One of the key reasons the bill has gained the support of a wide variety of stakeholders is because it calls for action. The measure will require the state Department of Fish and Wildlife to implement new projects to improve Chinook salmon fisheries in the Central Valley and across the salmon fishing industry in the state, require timber harvest plans to be reviewed before approval and require the Natural Resources Agency to identify watercourses that will be listed on the California Endangered Rivers List.

 

“What I like about the measure is it puts things into actions. It’s not just plans and studies, it’s directing action. I’m tired of the plans that get made and then sit on a shelf,” said Jen Kalt, executive director of Humboldt Baykeeper. “One of the reforms is it will require timber harvest plans to adhere to Total Maximum Daily Loads. Timber practices are the biggest contributor to sediments in the streams and the goal is to reduce that sedimentary delivery and the Regional Water Quality Control Board is not doing anything.”

 

Kalt also pointed out local issues on Humboldt Bay are twofold. Dredging is definitely an issue because of heavy sedimentation in the bay and the dredge spoils, which can be used for wetland restoration, are prohibitively expensive to move from one location to another.

 

“Wetlands are incredible at sequestering carbon and when we dredge we get spoils that can be used for wetland restoration,” Kalt said, adding the cost to contain and dewater the spoils so that they can be used and then move it to an area in need of restoration is too high. “The evident solution is to use it for restoration, but there is just no money for that.
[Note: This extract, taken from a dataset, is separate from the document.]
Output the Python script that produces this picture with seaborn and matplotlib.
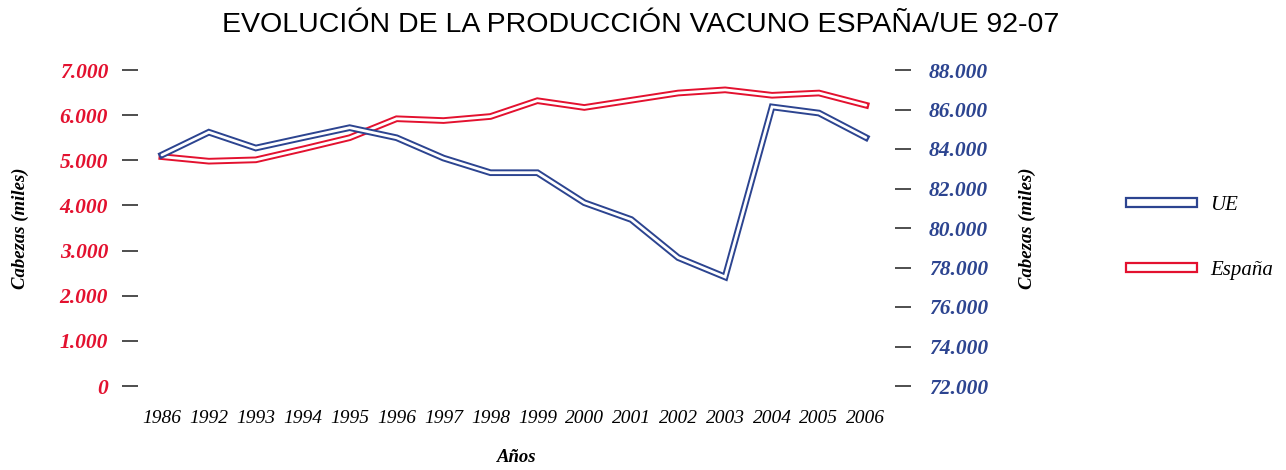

The permitting is expensive and the Harbor District is operating on a shoestring budget.”

 

Kalt said the importance of wetland restoration is a key part of the bill because those areas play a key role in filtering pollutants and help protect the shoreline from storm damage and support fish and bird habitats.

 

“We need to stop pretending no net loss of wetlands is good enough,” Kalt said. “We need net gains in wetlands and this bill will do that.”